# Written request
The lines to extract run from the first line of the material below to the line containing "14.2, 14.3, 15.0]", both included; leave the pictures behind.

# Dataset excerpt
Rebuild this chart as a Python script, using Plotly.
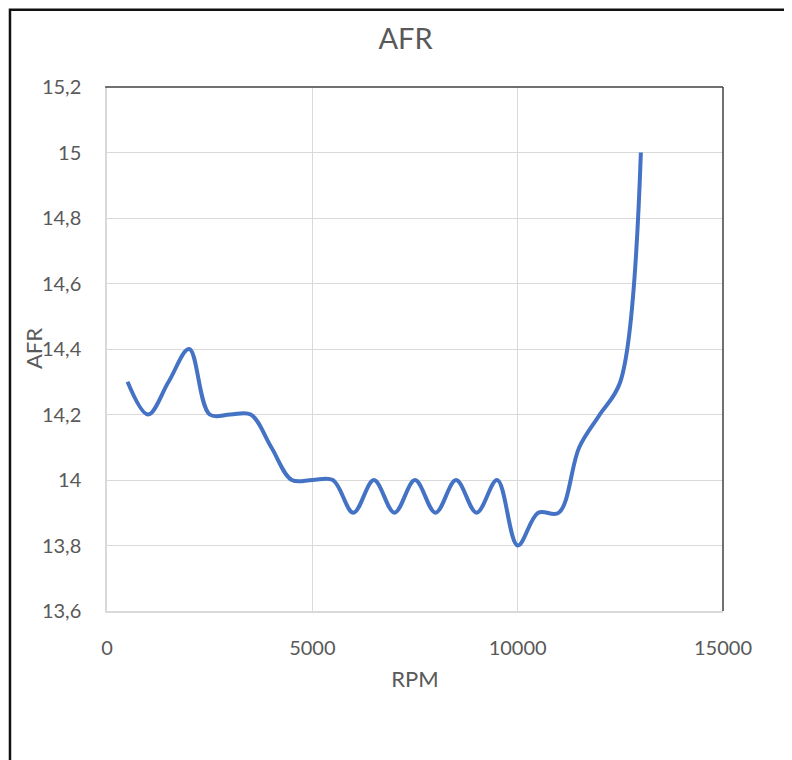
import plotly.graph_objects as go

rpm = [500, 1000, 1500, 2000, 2500, 3000, 3500, 4000, 4500, 5000, 5500, 6000, 6500,
       7000, 7500, 8000, 8500, 9000, 9500, 10000, 10500, 11000, 11500, 12000, 12500, 13000]
afr = [14.3, 14.2, 14.3, 14.4, 14.2, 14.2, 14.2, 14.1, 14.0, 14.0, 14.0, 13.9, 14.0,
       13.9, 14.0, 13.9, 14.0, 13.9, 14.0, 13.8, 13.9, 13.9, 14.1, 14.2, 14.3, 15.0]

x_tick_vals = [0, 5000, 10000, 15000]
x_tick_text = ["0", "5000", "10000", "15000"]
y_tick_vals = [13.6, 13.8, 14.0, 14.2, 14.4, 14.6, 14.8, 15.0, 15.2]
y_tick_text = ["13,6", "13,8", "14", "14,2", "14,4", "14,6", "14,8", "15", "15,2"]

TXT = "#595959"
GRID = "#d9d9d9"
FONT = "Lato"

fig = go.Figure()
fig.add_trace(go.Scatter(
    x=rpm, y=afr, mode="lines",
    line=dict(color="#4472C4", width=4, shape="spline", smoothing=1.0),
    showlegend=False, hoverinfo="x+y",
))

fig.update_layout(
    width=784, height=752,
    margin=dict(l=99, r=69, t=79, b=149, autoexpand=False),
    paper_bgcolor="white", plot_bgcolor="white",
    font=dict(family=FONT, color=TXT, size=20),
    title=dict(text="AFR", x=0.507, xanchor="center", y=1 - 31 / 752, yanchor="middle",
               font=dict(family=FONT, size=29, color=TXT)),
    showlegend=False,
)

fig.update_xaxes(
    range=[0, 15000], tickvals=x_tick_vals, ticktext=x_tick_text,
    showgrid=True, gridcolor=GRID, gridwidth=1.3,
    showline=True, linecolor=GRID, linewidth=1.5, zeroline=False,
    ticks="", ticklabelstandoff=18,
    tickfont=dict(family=FONT, size=20, color=TXT),
    title=dict(text="RPM", font=dict(family=FONT, size=22, color=TXT), standoff=14),
)
fig.update_yaxes(
    range=[13.6, 15.2], tickvals=y_tick_vals, ticktext=y_tick_text,
    showgrid=True, gridcolor=GRID, gridwidth=1.3,
    showline=True, linecolor=GRID, linewidth=1.5, zeroline=False,
    ticks="", ticklabelstandoff=20,
    tickfont=dict(family=FONT, size=20, color=TXT),
)

# y-axis title placed so it overlaps tick labels as in the reference
fig.add_annotation(text="AFR", xref="paper", yref="paper", x=-0.120, y=0.5,
                   xanchor="center", yanchor="middle", textangle=-90, showarrow=False,
                   font=dict(family=FONT, size=22, color=TXT))

# plot-area border (top and right, dark)
fig.add_shape(type="line", xref="paper", yref="paper", x0=-0.003, x1=1, y0=1, y1=1,
              line=dict(color="#404040", width=1.5), layer="above")
fig.add_shape(type="line", xref="paper", yref="paper", x0=1, x1=1, y0=0, y1=1,
              line=dict(color="#404040", width=1.5), layer="above")

# outer chart frame (right and bottom edges fall outside the view)
fig.add_shape(type="rect", xref="paper", yref="paper",
              x0=-0.1575, x1=1.3, y0=-0.4, y1=1.1475,
              line=dict(color="#111111", width=2.5), layer="above")

fig.write_html("out.html")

# Exercise answer
Rebuild this chart as a Python script, using Plotly.
import plotly.graph_objects as go

rpm = [500, 1000, 1500, 2000, 2500, 3000, 3500, 4000, 4500, 5000, 5500, 6000, 6500,
       7000, 7500, 8000, 8500, 9000, 9500, 10000, 10500, 11000, 11500, 12000, 12500, 13000]
afr = [14.3, 14.2, 14.3, 14.4, 14.2, 14.2, 14.2, 14.1, 14.0, 14.0, 14.0, 13.9, 14.0,
       13.9, 14.0, 13.9, 14.0, 13.9, 14.0, 13.8, 13.9, 13.9, 14.1, 14.2, 14.3, 15.0]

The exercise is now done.